Questing for Knowledge—Virtual Worlds as Dynamic Processes of Social Interaction

In this chapter I will discuss the nature of social interaction and game-play in the massively multi-player online game Everquest. Based on my studies of this particular type of virtual world, I will address the question of how the experience of participating in virtual worlds changes over the course of time and the implications of this on how we conceive virtual worlds from a design perspective. In parallel, I will also address some methodological implications of performing ethnographic studies in an environment where new levels of interacting with the world and its participants continuously reveal themselves— like new levels in a platform game. For social interaction to exist within a virtual environment there have to be social actors in it. This book as well as its predecessor [1] covers a wide range of cases of social interaction from separate individuals all the way up to large groups of people.

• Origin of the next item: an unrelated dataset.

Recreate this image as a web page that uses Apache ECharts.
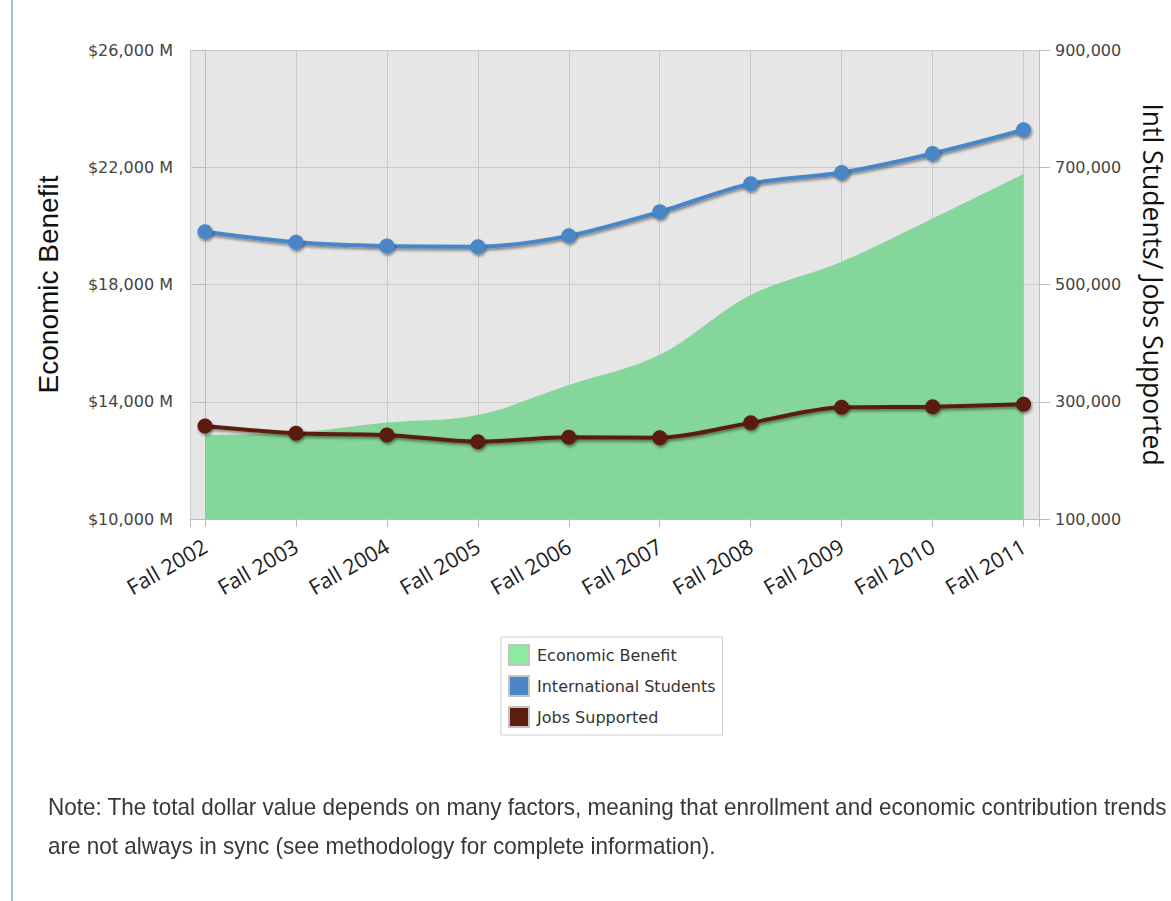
<!DOCTYPE html>
<html>
<head>
<meta charset="utf-8">
<title>Economic Benefit, International Students and Jobs Supported</title>
<script src="https://cdn.jsdelivr.net/npm/echarts@6/dist/echarts.min.js"></script>
<style>
  html, body { margin: 0; padding: 0; background: #ffffff; }
  body { width: 1171px; height: 901px; position: relative; overflow: hidden; }
  #page-rule { position: absolute; left: 11px; top: 0; width: 2px; height: 901px; background: #a9bbd2; }
  #chart { position: absolute; left: 0; top: 0; width: 1171px; height: 760px; }
  #note {
    position: absolute; left: 48px; top: 787px; width: 1300px;
    font-family: "Liberation Sans", Arial, sans-serif;
    font-size: 24px; line-height: 39px; color: #383838; white-space: nowrap;
    transform: scaleX(0.937); transform-origin: 0 0;
  }
</style>
</head>
<body>
<div id="page-rule"></div>
<div id="chart"></div>
<div id="note">
  <div>Note: The total dollar value depends on many factors, meaning that enrollment and economic contribution trends</div>
  <div>are not always in sync (see methodology for complete information).</div>
</div>
<script>
// Academic years shown on the horizontal axis
const categories = ['Fall 2002', 'Fall 2003', 'Fall 2004', 'Fall 2005', 'Fall 2006',
                    'Fall 2007', 'Fall 2008', 'Fall 2009', 'Fall 2010', 'Fall 2011'];

// Economic benefit in millions of dollars (left axis)
const economicBenefit = [12870, 12950, 13290, 13550, 14570, 15600, 17640, 18780, 20250, 21770];

// International student enrollment (right axis)
const internationalStudents = [590000, 572000, 565500, 564500, 583000, 624000, 672000, 691000, 723500, 764000];

// Jobs supported (right axis)
const jobsSupported = [258600, 246200, 243300, 231900, 239300, 238700, 264300, 290500, 291600, 295600];

// Axis ranges and tick steps
const leftAxisRange = { min: 10000, max: 26000, step: 4000 };
const rightAxisRange = { min: 100000, max: 900000, step: 200000 };

const GREEN = '#86d69b';
const BLUE = '#4a86c8';
const BROWN = '#5c1f0f';
const AXIS_GREY = '#bcbcbc';
const GRID_GREY = '#cacaca';
const TICK_FONT = 'DejaVu Sans, Verdana, sans-serif';

// the category axis is drawn as a numeric axis so the plot keeps a margin on each side
const xPad = { lo: -0.165, hi: categories.length - 1 + 0.17 };
const catIdx = categories.map((_, i) => i);
const toPairs = arr => arr.map((v, i) => [i, v]);

const lineShadow = {
  shadowColor: 'rgba(0,0,0,0.45)', shadowBlur: 3, shadowOffsetX: 1, shadowOffsetY: 2
};

const chart = echarts.init(document.getElementById('chart'), null, { renderer: 'svg' });

chart.setOption({
  animation: false,
  backgroundColor: 'transparent',
  grid: {
    left: 190, right: 132, top: 50, bottom: 241,
    outerBoundsMode: 'none',
    show: true, backgroundColor: '#e6e6e6', borderWidth: 0
  },
  legend: {
    orient: 'vertical',
    left: 501, top: 637,
    padding: [7, 7, 7, 7],
    itemGap: 9,
    itemWidth: 20, itemHeight: 20,
    icon: 'rect',
    backgroundColor: '#ffffff',
    borderColor: '#cfcfcf', borderWidth: 1,
    itemStyle: { borderColor: '#c4c4c4', borderWidth: 2, shadowBlur: 0, shadowColor: 'transparent' },
    textStyle: { fontFamily: TICK_FONT, fontSize: 16, color: '#333', padding: [0, 0, 0, 3] },
    data: [
      { name: 'Economic Benefit', itemStyle: { color: '#8eea9f' } },
      { name: 'International Students', itemStyle: { color: BLUE } },
      { name: 'Jobs Supported', itemStyle: { color: BROWN } }
    ]
  },
  xAxis: {
    type: 'value',
    min: xPad.lo, max: xPad.hi,
    axisLine: { show: true, lineStyle: { color: AXIS_GREY, width: 1 } },
    axisTick: {
      show: true, length: 8, inside: false,
      customValues: [xPad.lo].concat(catIdx, [xPad.hi]),
      lineStyle: { color: AXIS_GREY }
    },
    axisLabel: {
      customValues: catIdx,
      formatter: v => categories[Math.round(v)],
      rotate: 30, margin: 25,
      fontFamily: 'Open Sans, sans-serif', fontSize: 21.5, color: '#1e1e1e'
    },
    splitLine: { show: true, lineStyle: { color: GRID_GREY, width: 1 } }
  },
  yAxis: [
    {
      type: 'value',
      min: leftAxisRange.min, max: leftAxisRange.max, interval: leftAxisRange.step,
      position: 'left',
      name: 'Economic Benefit',
      nameLocation: 'middle', nameRotate: 90, nameGap: 128,
      nameTextStyle: { fontFamily: 'Liberation Sans, Arial, sans-serif', fontSize: 28, color: '#111' },
      axisLine: { show: true, lineStyle: { color: AXIS_GREY } },
      axisTick: { show: true, length: 11, lineStyle: { color: AXIS_GREY } },
      axisLabel: {
        margin: 17,
        formatter: v => '$' + v.toLocaleString('en-US') + ' M',
        fontFamily: TICK_FONT, fontSize: 16, color: '#444'
      },
      splitLine: { show: true, lineStyle: { color: GRID_GREY, width: 1 } }
    },
    {
      type: 'value',
      min: rightAxisRange.min, max: rightAxisRange.max, interval: rightAxisRange.step,
      position: 'right',
      name: 'Intl Students/ Jobs Supported',
      nameLocation: 'middle', nameRotate: -90, nameGap: 101,
      nameTextStyle: { fontFamily: 'Open Sans, sans-serif', fontSize: 26.5, lineHeight: 26, color: '#111' },
      axisLine: { show: true, lineStyle: { color: AXIS_GREY } },
      axisTick: { show: true, length: 11, lineStyle: { color: AXIS_GREY } },
      axisLabel: {
        margin: 16,
        formatter: v => v.toLocaleString('en-US'),
        fontFamily: TICK_FONT, fontSize: 16, color: '#444'
      },
      splitLine: { show: false }
    }
  ],
  series: [
    {
      name: 'Economic Benefit',
      type: 'line',
      yAxisIndex: 0,
      data: toPairs(economicBenefit),
      smooth: 0.35,
      showSymbol: false,
      symbol: 'none',
      lineStyle: { width: 0 },
      itemStyle: { color: GREEN },
      areaStyle: { color: 'rgb(117,211,142)', opacity: 0.87, origin: 'start' },
      z: 1
    },
    {
      name: 'International Students',
      type: 'line',
      yAxisIndex: 1,
      data: toPairs(internationalStudents),
      smooth: 0.3,
      symbol: 'circle',
      symbolSize: 15,
      lineStyle: Object.assign({ width: 4, color: BLUE }, lineShadow),
      itemStyle: Object.assign({ color: BLUE }, lineShadow),
      z: 3
    },
    {
      name: 'Jobs Supported',
      type: 'line',
      yAxisIndex: 1,
      data: toPairs(jobsSupported),
      smooth: 0.3,
      symbol: 'circle',
      symbolSize: 15,
      lineStyle: Object.assign({ width: 4, color: BROWN }, lineShadow),
      itemStyle: Object.assign({ color: BROWN }, lineShadow),
      z: 3
    }
  ]
});
</script>
</body>
</html>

In this volume, yet another dimension is added as this and Nick Yee’s (chapter 9) look at a fully three-dimensional graphical environment that attracts and supports participants on a massive scale averaging several thousands of participants in the same virtual world. In a previous essay (in [1]) I argued for the importance of an inside view in order to grasp the unique properties of the social environments of virtual worlds. In this chapter my focus is on the vantage point of a participant embedded in the world. I will describe the game from four different points in the process of progressing through the game as a player and through the empirical study as a researcher. These discrete reference points will then be connected in an attempt to reveal a richer picture of the processual qualities of virtual worlds in terms of understanding the object of study as well as the process of studying it.